The uncertainty about who ordered the attack on the drone and why only makes a volatile situation more dangerous. While the U.S. and Iran both have said publicly that they don’t want war, both nations have taken steps toward — rather than away from — an escalating confrontation.

Earlier this week, the Pentagon announced 1,000 additional troops will be deployed to the Middle East for security and intelligence gathering. A squadron of 12 jet fighters, several spy planes, Patriot missile batteries, a B-52 bomber task force, the USS Abraham Lincoln aircraft carrier strike group and other military assets have already been dispatched to the region.

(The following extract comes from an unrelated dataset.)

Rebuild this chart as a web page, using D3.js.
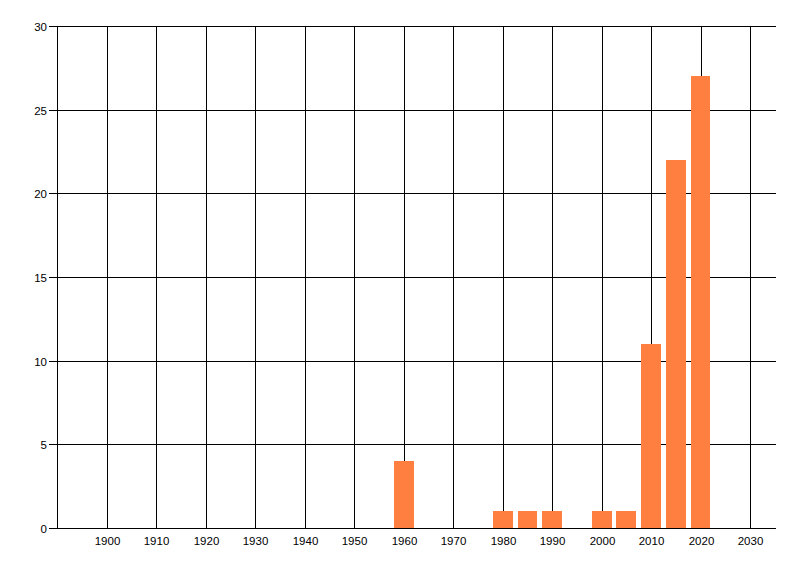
<!DOCTYPE html>
<html><head><meta charset="utf-8">
<script src="https://cdn.jsdelivr.net/npm/d3@7/dist/d3.min.js"></script>
<style>body{margin:0;background:#fff}svg{display:block}</style>
</head><body>
<svg id="chart" width="800" height="576"></svg>
<script>
const years = [1960, 1980, 1985, 1990, 2000, 2005, 2010, 2015, 2020];
const counts = [4, 1, 1, 1, 1, 1, 11, 22, 27];
const xTicks = [1900, 1910, 1920, 1930, 1940, 1950, 1960, 1970, 1980, 1990, 2000, 2010, 2020, 2030];
const yTicks = [0, 5, 10, 15, 20, 25, 30];

(function () {
const svg = d3.select("#chart");
const pLeft = 57, pRight = 776, pTop = 26, pBottom = 528;
const x = d3.scaleLinear().domain([1890, 2030]).range([57.5, 750]);
const y = d3.scaleLinear().domain([0, 30]).range([pBottom, pTop]);
const barYears = 4;
const font = "'Liberation Sans', Arial, sans-serif";
const px = (v) => Math.round(v) + 0.5;

const grid = svg.append("g");
grid.selectAll("line.v").data(xTicks).join("line")
  .attr("x1", (d) => px(x(d))).attr("x2", (d) => px(x(d)))
  .attr("y1", px(pTop)).attr("y2", px(pBottom))
  .attr("stroke", "#000").attr("stroke-width", 1);
grid.selectAll("line.h").data(yTicks).join("line")
  .attr("x1", pLeft - 8).attr("x2", pRight)
  .attr("y1", (d) => px(y(d))).attr("y2", (d) => px(y(d)))
  .attr("stroke", "#000").attr("stroke-width", 1);
grid.append("line").attr("x1", px(pLeft)).attr("x2", px(pLeft)).attr("y1", px(pTop)).attr("y2", px(pBottom))
  .attr("stroke", "#000");

svg.append("g").selectAll("rect").data(years).join("rect")
  .attr("x", (d) => Math.round(x(d - barYears / 2)))
  .attr("width", (d) => Math.round(x(d + barYears / 2)) - Math.round(x(d - barYears / 2)))
  .attr("y", (d, i) => Math.round(y(counts[i])))
  .attr("height", (d, i) => pBottom - Math.round(y(counts[i])))
  .attr("fill", "#ff7f40");

svg.append("g").selectAll("text").data(yTicks).join("text")
  .attr("x", 47).attr("y", (d) => px(y(d)))
  .attr("dy", "0.35em").attr("text-anchor", "end")
  .attr("font-family", font).attr("font-size", 11.5).attr("fill", "#000")
  .text((d) => d);
svg.append("g").selectAll("text").data(xTicks).join("text")
  .attr("x", (d) => px(x(d))).attr("y", 545)
  .attr("text-anchor", "middle")
  .attr("font-family", font).attr("font-size", 11.5).attr("fill", "#000")
  .text((d) => d);
})();
</script>
</body></html>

The White House invited Congressional leaders to a briefing Thursday afternoon about the tense standoff. Republicans and Democrats agree that Iran is a bad actor intent on expanding its influence in the Middle East, either directly as its military forces and Iranian-backed political groups have done in Iraq, or by funding and equipping proxies such as Hezbollah in Lebanon and Hamas in Gaza. But there is no consensus on how to respond.

House Speaker Nancy Pelosi told reporters that “there’s no appetite to go to war in our country.” Meanwhile, Sen. Lindsey Graham, a South Carolina Republican and Trump ally, said if Iran was “itching for a fight, they’re going to get one.”

Sen. Jack Reed, a Rhode Island Democrat and the ranking member of the Senate Armed Services Committee, said after the White House briefing that in the meeting Trump repeated his suggestion that the shoot-down of the drone may have been accidental.

“President Trump suggested that Iran’s use of force to take down this surveillance drone in international air space may have been unintentional,” Reed said in a statement Thursday evening. “At a minimum, it illustrates the risk of miscalculation in what has become a highly pressurized situation.”